Le dije al sultán: «Ese patriarca transporta riquezas que no valen menos de doscientos mil dinares. Les hemos permitido que se lleven sus bienes, pero no los tesoros de las iglesias y los conventos. ¡No hay que dejárselos!» Pero Salah al-Din contestó: «Tenemos que aplicar al pie de la letra los acuerdos que hemos firmado, así nadie podrá acusar a los creyentes de haber traicionado los tratados. Antes bien, los cristianos recordarán en todas partes los beneficios de que los hemos colmado.»
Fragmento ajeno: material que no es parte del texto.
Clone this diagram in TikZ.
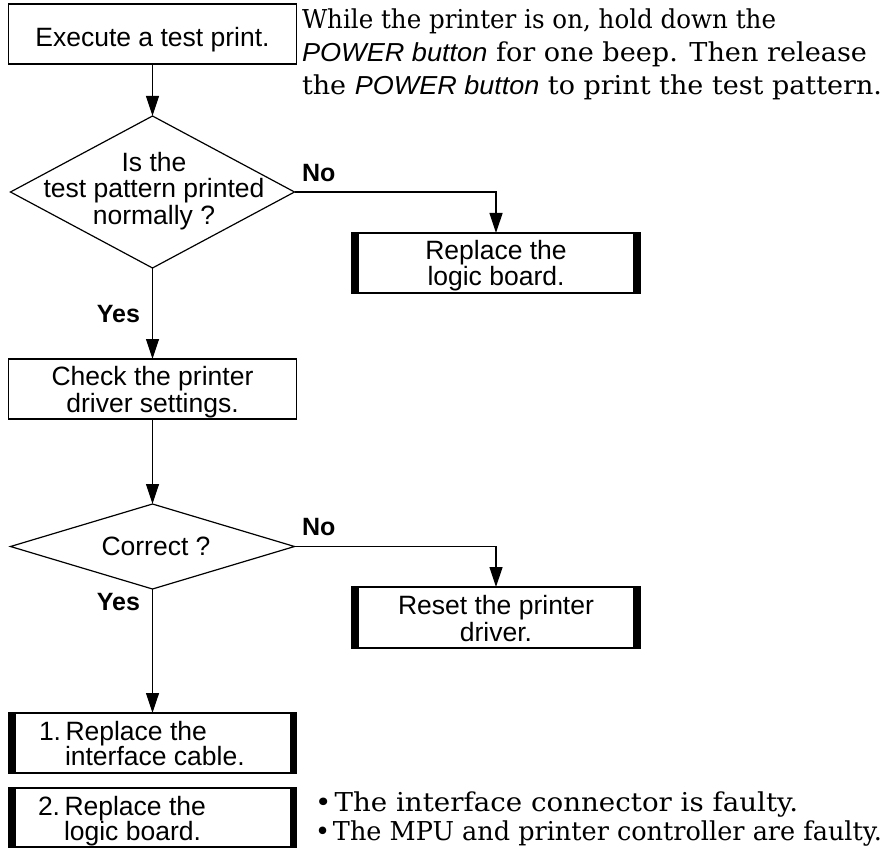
\documentclass[tikz,border=0pt]{standalone}
\usepackage{fontspec}
\usepackage{graphicx}
\setmainfont{DejaVu Serif}
\newfontfamily\sansf{Liberation Sans}
\usetikzlibrary{shapes.geometric,arrows.meta}
\begin{document}
\begin{tikzpicture}[x=1pt,y=-1pt,
  every node/.style={inner sep=0pt, outer sep=0pt},
  txt/.style={font=\sansf\fontsize{26.5}{27}\selectfont, anchor=base},
  lbl/.style={font=\sansf\bfseries\fontsize{25}{27}\selectfont},
  note/.style={font=\fontsize{26}{31}\selectfont, anchor=base west},
  plainbox/.style={draw, line width=1.5pt, minimum width=288pt, minimum height=60pt},
  barbox/.style={plainbox, path picture={
      \fill (path picture bounding box.north west) rectangle ([xshift=7pt]path picture bounding box.south west);
      \fill (path picture bounding box.north east) rectangle ([xshift=-7pt]path picture bounding box.south east);}},
  decision/.style={diamond, draw, line width=1.2pt, minimum width=284pt, minimum height=152pt},
  flow/.style={line width=1.2pt, -{Triangle[length=20pt,width=13pt]}}
]
\useasboundingbox (0,0) rectangle (888,850);

% boxes and decisions
\node[plainbox] (b1) at (152.5,34) {};
\node[txt] (b1t) at (152.5,47) {Execute a test print.};

\node[decision] (d1) at (152.5,192) {};
\node[txt] (d1a) at (154,172) {Is the};
\node[txt] (d1b) at (154,198) {test pattern printed};
\node[txt] (d1c) at (154,225) {normally ?};

\node[barbox] (r1) at (496,263) {};
\node[txt] (r1a) at (496,259) {Replace the};
\node[txt] (r1b) at (496,285) {logic board.};

\node[plainbox] (b2) at (152.5,389) {};
\node[txt] (b2a) at (152.5,385) {Check the printer};
\node[txt] (b2b) at (152.5,412) {driver settings.};

\node[decision, minimum height=85pt] (d2) at (152.5,546.5) {};
\node[txt] (d2t) at (156,555) {Correct ?};

\node[barbox, minimum height=61pt] (r2) at (496,617.5) {};
\node[txt] (r2a) at (496,614) {Reset the printer};
\node[txt] (r2b) at (496,641) {driver.};

\node[barbox] (b3) at (152.5,743) {};
\node[txt, anchor=base west] (b3a) at (39,740) {1.\,Replace the};
\node[txt, anchor=base west] (b3b) at (65,765) {interface cable.};

\node[barbox, minimum height=59pt] (b4) at (152.5,817.5) {};
\node[txt, anchor=base west] (b4a) at (38,815) {2.\,Replace the};
\node[txt, anchor=base west] (b4b) at (64,840) {logic board.};

% labels
\node[lbl, anchor=base west] (no1) at (302,182) {No};
\node[lbl, anchor=base west] (no2) at (302,535) {No};
\node[lbl, anchor=base east] (yes1) at (140,322) {Yes};
\node[lbl, anchor=base east] (yes2) at (140,610) {Yes};

% notes
\node[note] (n1) at (302,29) {\resizebox{474pt}{\height}{While the printer is on, hold down the}};
\node[note] (n2) at (302,62) {\resizebox{565pt}{\height}{{\sansf\itshape POWER button} for one beep. Then release}};
\node[note] (n3) at (302,95) {\resizebox{580pt}{\height}{the {\sansf\itshape POWER button} to print the test pattern.}};
\node[note] (m1) at (315,811) {\resizebox{483pt}{\height}{•\hspace{3pt}The interface connector is faulty.}};
\node[note] (m2) at (315,840) {\resizebox{567pt}{\height}{•\hspace{3pt}The MPU and printer controller are faulty.}};

% connectors
\draw[flow] (b1) -- (d1);
\draw[flow] (d1.east) -| (r1.north);
\draw[flow] (d1.south) -- (b2.north);
\draw[flow] (b2.south) -- (d2.north);
\draw[flow] (d2.east) -| (r2.north);
\draw[flow] (d2.south) -- (b3.north);
\end{tikzpicture}
\end{document}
De hecho, el patriarca pagará diez dinares, como todos, e incluso disfrutará de una escolta para poder llegar a Tiro sin que nadie lo importune.

Si Saladino ha conquistado Jerusalén no ha sido para acumular oro, y menos aún para vengarse. Ha intentado sobre todo, explica, cumplir con su deber hacia su Dios y su fe. Su victoria es haber librado a la Ciudad Santa del fugo de los invasores, y ello sin baño de sangre, sin destrucción, sin odio. Su felicidad es poder prosternarse en estos lugares donde, de no haber sido por él, no habría podido orar ningún musulmán. El viernes 9 de octubre, una semana después de la victoria, se organiza una ceremonia oficial en la mezquita al-Aqsa. Muchos religiosos le han disputado el honor de pronunciar el sermón en esta ocasión memorable. Finalmente, es el cadí de Damasco, Muhi al-Din Ibn al-Zaki, sucesor de Abu-Saad al-Harawi, el designado por el sultán para subir al púlpito, vestido con una rica túnica negra. Tiene una voz clara y fuerte, pero un leve temblor deja traslucir la emoción que siente: «¡Gloria a Dios que ha concedido al Islam esta victoria y que ha devuelto al redil a esta ciudad tras llevar un siglo perdida! ¡Honor a este ejército que Él ha escogido para concluir la reconquista! ¡Y salve, Salah al-Din Yusuf, dijo de Ayyub, que le has devuelto a esta nación su pisoteada dignidad!»